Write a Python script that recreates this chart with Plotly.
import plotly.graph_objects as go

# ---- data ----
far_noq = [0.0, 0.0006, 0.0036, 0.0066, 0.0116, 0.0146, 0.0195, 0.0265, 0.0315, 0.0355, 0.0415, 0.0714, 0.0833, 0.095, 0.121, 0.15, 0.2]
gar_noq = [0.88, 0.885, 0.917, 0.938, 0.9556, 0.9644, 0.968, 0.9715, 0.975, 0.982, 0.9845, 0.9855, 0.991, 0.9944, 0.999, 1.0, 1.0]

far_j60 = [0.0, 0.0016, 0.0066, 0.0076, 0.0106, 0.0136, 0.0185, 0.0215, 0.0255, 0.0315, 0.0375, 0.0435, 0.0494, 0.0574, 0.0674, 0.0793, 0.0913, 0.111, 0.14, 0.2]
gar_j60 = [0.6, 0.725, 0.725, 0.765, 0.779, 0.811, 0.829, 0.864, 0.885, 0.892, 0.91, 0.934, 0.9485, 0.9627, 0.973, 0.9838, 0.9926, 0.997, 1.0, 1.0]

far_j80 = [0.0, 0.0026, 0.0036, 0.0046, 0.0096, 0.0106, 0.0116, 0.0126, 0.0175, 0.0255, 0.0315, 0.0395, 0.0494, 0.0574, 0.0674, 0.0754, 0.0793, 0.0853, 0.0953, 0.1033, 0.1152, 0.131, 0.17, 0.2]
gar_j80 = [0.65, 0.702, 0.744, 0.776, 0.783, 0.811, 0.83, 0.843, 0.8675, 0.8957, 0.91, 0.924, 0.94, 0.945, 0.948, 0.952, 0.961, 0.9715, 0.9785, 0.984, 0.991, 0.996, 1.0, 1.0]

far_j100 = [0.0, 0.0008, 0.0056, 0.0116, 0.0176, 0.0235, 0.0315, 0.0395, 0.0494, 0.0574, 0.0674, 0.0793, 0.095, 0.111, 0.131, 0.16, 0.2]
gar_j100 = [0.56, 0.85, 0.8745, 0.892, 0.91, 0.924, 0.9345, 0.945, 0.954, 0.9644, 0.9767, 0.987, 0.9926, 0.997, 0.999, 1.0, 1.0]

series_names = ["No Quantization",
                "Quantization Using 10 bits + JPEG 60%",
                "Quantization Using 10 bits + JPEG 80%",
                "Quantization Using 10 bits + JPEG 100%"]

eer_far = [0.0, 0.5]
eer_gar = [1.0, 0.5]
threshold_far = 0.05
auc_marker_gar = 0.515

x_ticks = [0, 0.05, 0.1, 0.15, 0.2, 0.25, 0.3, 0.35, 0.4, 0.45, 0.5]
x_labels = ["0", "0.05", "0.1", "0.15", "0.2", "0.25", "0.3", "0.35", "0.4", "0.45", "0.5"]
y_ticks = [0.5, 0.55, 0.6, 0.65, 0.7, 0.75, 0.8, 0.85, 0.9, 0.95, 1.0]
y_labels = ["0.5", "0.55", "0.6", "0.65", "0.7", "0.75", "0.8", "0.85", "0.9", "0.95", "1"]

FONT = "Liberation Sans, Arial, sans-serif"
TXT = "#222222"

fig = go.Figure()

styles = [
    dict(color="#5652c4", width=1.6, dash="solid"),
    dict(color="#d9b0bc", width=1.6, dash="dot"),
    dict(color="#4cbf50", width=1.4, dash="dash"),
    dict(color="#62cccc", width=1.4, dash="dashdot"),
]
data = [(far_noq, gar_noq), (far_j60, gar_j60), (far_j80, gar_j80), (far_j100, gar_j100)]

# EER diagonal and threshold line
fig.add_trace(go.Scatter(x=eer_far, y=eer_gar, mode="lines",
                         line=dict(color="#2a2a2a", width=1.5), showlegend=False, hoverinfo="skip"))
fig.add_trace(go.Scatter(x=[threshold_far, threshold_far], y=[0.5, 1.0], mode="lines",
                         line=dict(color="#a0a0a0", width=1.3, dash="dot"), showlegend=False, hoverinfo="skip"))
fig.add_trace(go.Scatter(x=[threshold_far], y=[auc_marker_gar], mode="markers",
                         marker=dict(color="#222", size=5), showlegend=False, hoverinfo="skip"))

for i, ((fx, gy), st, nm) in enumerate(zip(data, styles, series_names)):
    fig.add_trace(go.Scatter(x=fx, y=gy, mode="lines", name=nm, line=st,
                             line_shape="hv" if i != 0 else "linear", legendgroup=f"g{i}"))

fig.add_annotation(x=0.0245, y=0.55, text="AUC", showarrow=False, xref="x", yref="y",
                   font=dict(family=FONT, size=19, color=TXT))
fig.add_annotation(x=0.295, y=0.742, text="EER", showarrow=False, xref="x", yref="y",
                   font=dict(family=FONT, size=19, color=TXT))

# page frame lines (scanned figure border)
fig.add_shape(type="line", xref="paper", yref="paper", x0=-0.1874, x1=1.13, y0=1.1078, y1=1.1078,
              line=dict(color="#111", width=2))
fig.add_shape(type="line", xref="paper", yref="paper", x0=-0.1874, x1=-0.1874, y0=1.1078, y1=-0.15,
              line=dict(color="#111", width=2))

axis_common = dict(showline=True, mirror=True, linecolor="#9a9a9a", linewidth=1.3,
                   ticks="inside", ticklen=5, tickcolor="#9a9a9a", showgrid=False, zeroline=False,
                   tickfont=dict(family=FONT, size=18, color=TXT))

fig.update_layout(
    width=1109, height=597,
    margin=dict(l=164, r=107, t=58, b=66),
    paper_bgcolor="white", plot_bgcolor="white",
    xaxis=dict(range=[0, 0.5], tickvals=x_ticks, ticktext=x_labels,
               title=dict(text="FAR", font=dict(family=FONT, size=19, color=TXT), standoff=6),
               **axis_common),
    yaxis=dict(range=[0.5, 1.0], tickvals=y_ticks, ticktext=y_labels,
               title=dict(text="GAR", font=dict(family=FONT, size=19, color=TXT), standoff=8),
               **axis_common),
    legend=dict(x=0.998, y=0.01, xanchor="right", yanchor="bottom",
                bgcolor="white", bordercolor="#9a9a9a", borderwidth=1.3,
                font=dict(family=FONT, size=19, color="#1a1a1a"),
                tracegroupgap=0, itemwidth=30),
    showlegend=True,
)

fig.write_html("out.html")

※

▶ WHAT IS EXPECTED: From the first line of the data above to the line holding "import plotly.graph_objects as go", reproduce each line exactly; emit no other lines.

▶ FINISHED TASK:
Write a Python script that recreates this chart with Plotly.
import plotly.graph_objects as go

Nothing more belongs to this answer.